After graduation, Coles returned to Charlottesville to teach. In 1901, Coles married Clinton Caldwell Boone, who had attended seminary at Virginia Union University, located a block north of Hartshorn, and earned his divinity degree in 1900. The son of a minister, he was born and grew up in Hertford County, North Carolina.

Boone and her husband received an appointment to the mission field, supported by the American Baptist Missionary Union and the Lott Carey Foreign Mission Convention. They arrived at the Palabala station in the Katanga province of the Congo Free State on May 24, 1901.

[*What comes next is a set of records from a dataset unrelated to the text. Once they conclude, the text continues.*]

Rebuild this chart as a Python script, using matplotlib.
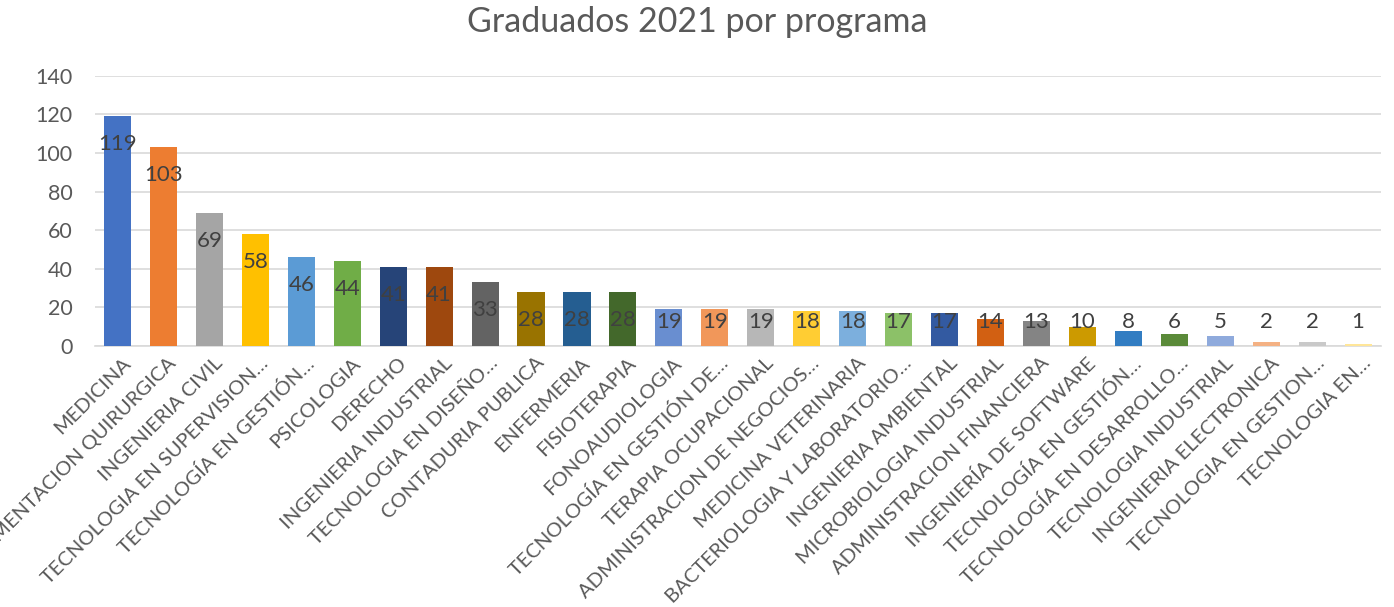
import matplotlib
matplotlib.use('Agg')
import matplotlib.pyplot as plt
import matplotlib.transforms as mtransforms
import numpy as np

programas = [
    "MEDICINA",
    "INSTRUMENTACION QUIRURGICA",
    "INGENIERIA CIVIL",
    "TECNOLOGIA EN SUPERVISION…",
    "TECNOLOGÍA EN GESTIÓN…",
    "PSICOLOGIA",
    "DERECHO",
    "INGENIERIA INDUSTRIAL",
    "TECNOLOGIA EN DISEÑO…",
    "CONTADURIA PUBLICA",
    "ENFERMERIA",
    "FISIOTERAPIA",
    "FONOAUDIOLOGIA",
    "TECNOLOGÍA EN GESTIÓN DE…",
    "TERAPIA OCUPACIONAL",
    "ADMINISTRACION DE NEGOCIOS…",
    "MEDICINA VETERINARIA",
    "BACTERIOLOGIA Y LABORATORIO…",
    "INGENIERIA AMBIENTAL",
    "MICROBIOLOGIA INDUSTRIAL",
    "ADMINISTRACION FINANCIERA",
    "INGENIERÍA DE SOFTWARE",
    "TECNOLOGÍA EN GESTIÓN…",
    "TECNOLOGÍA EN DESARROLLO…",
    "TECNOLOGIA INDUSTRIAL",
    "INGENIERIA ELECTRONICA",
    "TECNOLOGIA EN GESTION…",
    "TECNOLOGIA EN…",
]
graduados = [119, 103, 69, 58, 46, 44, 41, 41, 33, 28, 28, 28, 19, 19, 19,
             18, 18, 17, 17, 14, 13, 10, 8, 6, 5, 2, 2, 1]
colores = ["#4472C4", "#ED7D31", "#A5A5A5", "#FFC000", "#5B9BD5", "#70AD47",
           "#264478", "#9E480E", "#636363", "#997300", "#255E91", "#43682B",
           "#698ED0", "#F1975A", "#B7B7B7", "#FFCD33", "#7CAFDD", "#8CC168",
           "#335AA1", "#D26012", "#848484", "#CC9A00", "#327DC2", "#5A8A39",
           "#8FAADC", "#F4B183", "#C9C9C9", "#FFE699"]

plt.rcParams['font.family'] = ['Lato', 'DejaVu Sans']

fig = plt.figure(figsize=(13.94, 6.07), dpi=100)
ax = fig.add_axes([0.0678, 0.430, 0.9229, 0.4453])

x = np.arange(len(graduados))
ax.bar(x, graduados, width=0.59, color=colores, zorder=3)

# etiquetas de valor (inside end, sin bajar del eje)
for xi, v in zip(x, graduados):
    y_lab = max(v - 14.5, 12.4)
    ax.text(xi, y_lab, str(v), ha='center', va='center', fontsize=16,
            color='#404040', zorder=4)

ax.set_xlim(-0.5, len(graduados) - 0.5)
ax.set_ylim(0, 140)
ax.set_yticks(np.arange(0, 141, 20))
ax.yaxis.grid(True, color='#D9D9D9', linewidth=1.2, zorder=0)
ax.tick_params(axis='y', length=0, labelsize=15.5, labelcolor='#595959', pad=16)
ax.tick_params(axis='x', length=0, labelsize=14.5, labelcolor='#595959', pad=6)

ax.set_xticks(x)
ax.set_xticklabels(programas, rotation=45, ha='right', rotation_mode='anchor')
desplaza = mtransforms.ScaledTranslation(3 / 72, 0, fig.dpi_scale_trans)
for lab in ax.get_xticklabels():
    lab.set_transform(lab.get_transform() + desplaza)

for side in ['left', 'right', 'top']:
    ax.spines[side].set_visible(False)
ax.spines['bottom'].set_color('#D9D9D9')
ax.spines['bottom'].set_linewidth(1.2)

fig.text(0.5, 0.963, "Graduados 2021 por programa", ha='center', va='center',
         fontsize=24.5, color='#595959')

fig.savefig("out.png", dpi=100)
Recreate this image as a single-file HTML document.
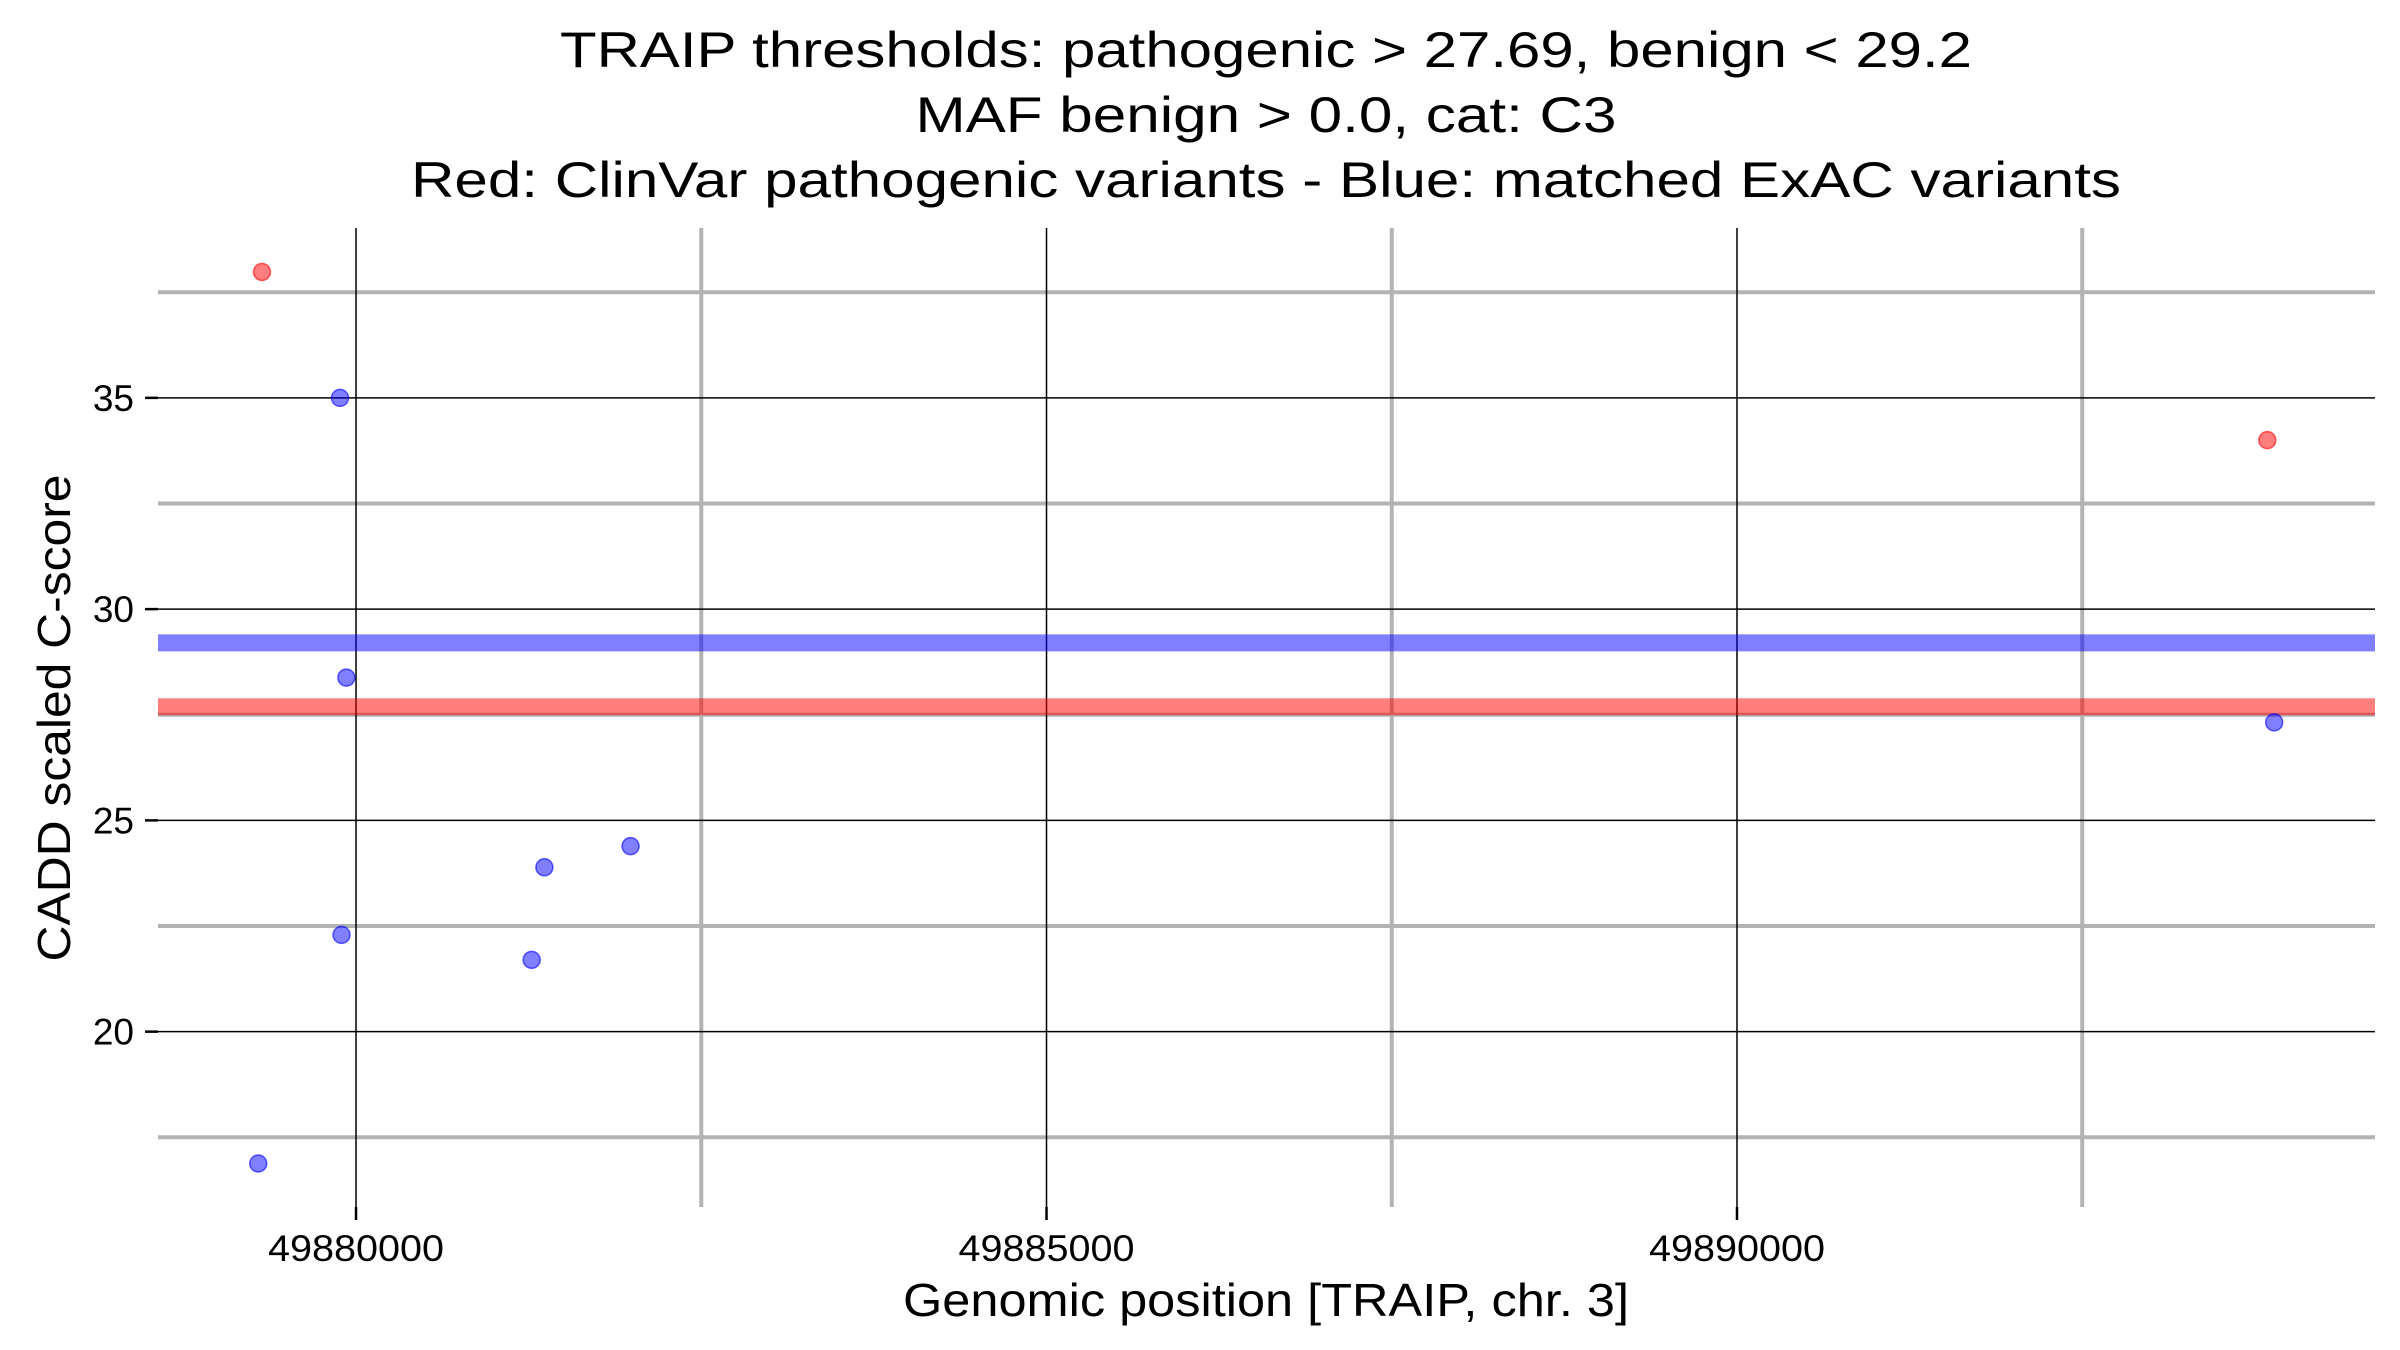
<!DOCTYPE html>
<html><head><meta charset="utf-8"><style>
html,body{margin:0;padding:0;background:#fff;}
svg{display:block;font-family:"Liberation Sans",Arial,sans-serif;}
</style></head><body>
<svg id="chart" width="2400" height="1350" viewBox="0 0 2400 1350" xmlns="http://www.w3.org/2000/svg">
<rect width="2400" height="1350" fill="#fff"/>
<g text-anchor="middle" font-size="50" fill="#000">
<text x="1266" y="67" textLength="1412" lengthAdjust="spacingAndGlyphs">TRAIP thresholds: pathogenic &gt; 27.69, benign &lt; 29.2</text>
<text x="1266" y="132" textLength="701" lengthAdjust="spacingAndGlyphs">MAF benign &gt; 0.0, cat: C3</text>
<text x="1266" y="197" textLength="1710" lengthAdjust="spacingAndGlyphs">Red: ClinVar pathogenic variants - Blue: matched ExAC variants</text>
</g>
<g id="grid"></g>
<g id="thresholds"></g>
<g id="points"></g>
<g id="axes"></g>
<text x="1266" y="1316" text-anchor="middle" font-size="46" textLength="726" lengthAdjust="spacingAndGlyphs">Genomic position [TRAIP, chr. 3]</text>
<text transform="translate(70,718) rotate(-90)" text-anchor="middle" font-size="46" textLength="487" lengthAdjust="spacingAndGlyphs">CADD scaled C-score</text>
</svg>
<script>
const redX = [49879319, 49893840];
const redY = [37.98, 34.0];
const blueX = [49879292, 49879884, 49879930, 49879895, 49881272, 49881364, 49881988, 49893890];
const blueY = [16.88, 35.0, 28.38, 22.29, 21.70, 23.89, 24.39, 27.32];
const thresholdValues = [29.2, 27.69];
const thresholdNames = ['benign-threshold-line', 'pathogenic-threshold-line'];
const xTicks = [49880000, 49885000, 49890000];
const xTickLabels = ['49880000', '49885000', '49890000'];
const xMinor = [49882500, 49887500, 49892500];
const yTicks = [20, 25, 30, 35];
const yTickLabels = ['20', '25', '30', '35'];
const yMinor = [17.5, 22.5, 27.5, 32.5, 37.5];

const L = 158, R = 2375, T = 228, B = 1207;
const xMin = 49878566, xMax = 49894620, yMin = 15.85, yMax = 39.02;
function sx(v){ return L + (v - xMin) / (xMax - xMin) * (R - L); }
function sy(v){ return B - (v - yMin) / (yMax - yMin) * (B - T); }
const NS = 'http://www.w3.org/2000/svg';
function mk(tag, parent){ const e = document.createElementNS(NS, tag); parent.appendChild(e); return e; }
const grid = document.getElementById('grid');
yMinor.forEach(v => {
  const l = mk('line', grid);
  
  
  l.setAttribute('x1', L); l.setAttribute('x2', R); l.setAttribute('y1', sy(v)); l.setAttribute('y2', sy(v));
  l.setAttribute('stroke', '#b3b3b3'); l.setAttribute('stroke-width', '4');
});
xMinor.forEach(v => {
  const l = mk('line', grid);
  
  
  l.setAttribute('x1', sx(v)); l.setAttribute('x2', sx(v)); l.setAttribute('y1', T); l.setAttribute('y2', B);
  l.setAttribute('stroke', '#b3b3b3'); l.setAttribute('stroke-width', '4');
});
yTicks.forEach(v => {
  const l = mk('line', grid);
  
  
  l.setAttribute('x1', L); l.setAttribute('x2', R); l.setAttribute('y1', sy(v)); l.setAttribute('y2', sy(v));
  l.setAttribute('stroke', '#000'); l.setAttribute('stroke-width', '1.5');
});
xTicks.forEach(v => {
  const l = mk('line', grid);
  
  
  l.setAttribute('x1', sx(v)); l.setAttribute('x2', sx(v)); l.setAttribute('y1', T); l.setAttribute('y2', B);
  l.setAttribute('stroke', '#000'); l.setAttribute('stroke-width', '1.5');
});
const th = document.getElementById('thresholds');
thresholdValues.forEach((v, i) => {
  const l = mk('line', th);
  
  
  l.setAttribute('x1', L); l.setAttribute('x2', R); l.setAttribute('y1', sy(v)); l.setAttribute('y2', sy(v));
  l.setAttribute('stroke', i === 0 ? '#0000ff' : '#ff0000'); l.setAttribute('stroke-opacity', '0.5'); l.setAttribute('stroke-width', '17');
});
const pts = document.getElementById('points');
blueX.forEach((v, i) => {
  const c = mk('circle', pts);
  
  
  c.setAttribute('cx', sx(v)); c.setAttribute('cy', sy(blueY[i])); c.setAttribute('r', '8.5');
  c.setAttribute('fill', 'rgba(0,0,255,0.5)'); c.setAttribute('stroke', 'rgba(0,0,255,0.6)'); c.setAttribute('stroke-width', '1.5');
});
redX.forEach((v, i) => {
  const c = mk('circle', pts);
  
  
  c.setAttribute('cx', sx(v)); c.setAttribute('cy', sy(redY[i])); c.setAttribute('r', '8.5');
  c.setAttribute('fill', 'rgba(255,0,0,0.5)'); c.setAttribute('stroke', 'rgba(255,0,0,0.6)'); c.setAttribute('stroke-width', '1.5');
});
const ax = document.getElementById('axes');
yTicks.forEach((v, i) => {
  const t = mk('line', ax);
  
  
  t.setAttribute('x1', 145); t.setAttribute('x2', L); t.setAttribute('y1', sy(v)); t.setAttribute('y2', sy(v));
  t.setAttribute('stroke', '#000'); t.setAttribute('stroke-width', '2.5');
  const s = mk('text', ax);
  
  
  s.setAttribute('x', 134); s.setAttribute('y', sy(v) + 13); s.setAttribute('text-anchor', 'end'); s.setAttribute('font-size', '37');
  s.textContent = yTickLabels[i];
});
xTicks.forEach((v, i) => {
  const t = mk('line', ax);
  
  
  t.setAttribute('x1', sx(v)); t.setAttribute('x2', sx(v)); t.setAttribute('y1', B); t.setAttribute('y2', B + 13);
  t.setAttribute('stroke', '#000'); t.setAttribute('stroke-width', '2.5');
  const s = mk('text', ax);
  
  
  s.setAttribute('x', sx(v)); s.setAttribute('y', 1261); s.setAttribute('text-anchor', 'middle'); s.setAttribute('font-size', '37');
  s.setAttribute('textLength', '176'); s.setAttribute('lengthAdjust', 'spacingAndGlyphs');
  s.textContent = xTickLabels[i];
});
</script>
</body></html>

At this time, it was unusual and controversial for American religious organizations to offer people of color missionary opportunities to serve in Africa. At the Palabala station, she taught kindergarten, administered medical treatment, and organized a sewing circle for the women of the village. She tried to teach women to sew, but in the culture of the Kongo people, men traditionally dominated this work. She gradually worked to change cultural taboos against women sewing. The women of the village called her "Mama Bunu".

Coles died of a venomous bite on December 8, 1902, in Palaballa, Congo Free State (now part of the Democratic Republic of the Congo). She and her husband had experienced the death of their child as an infant.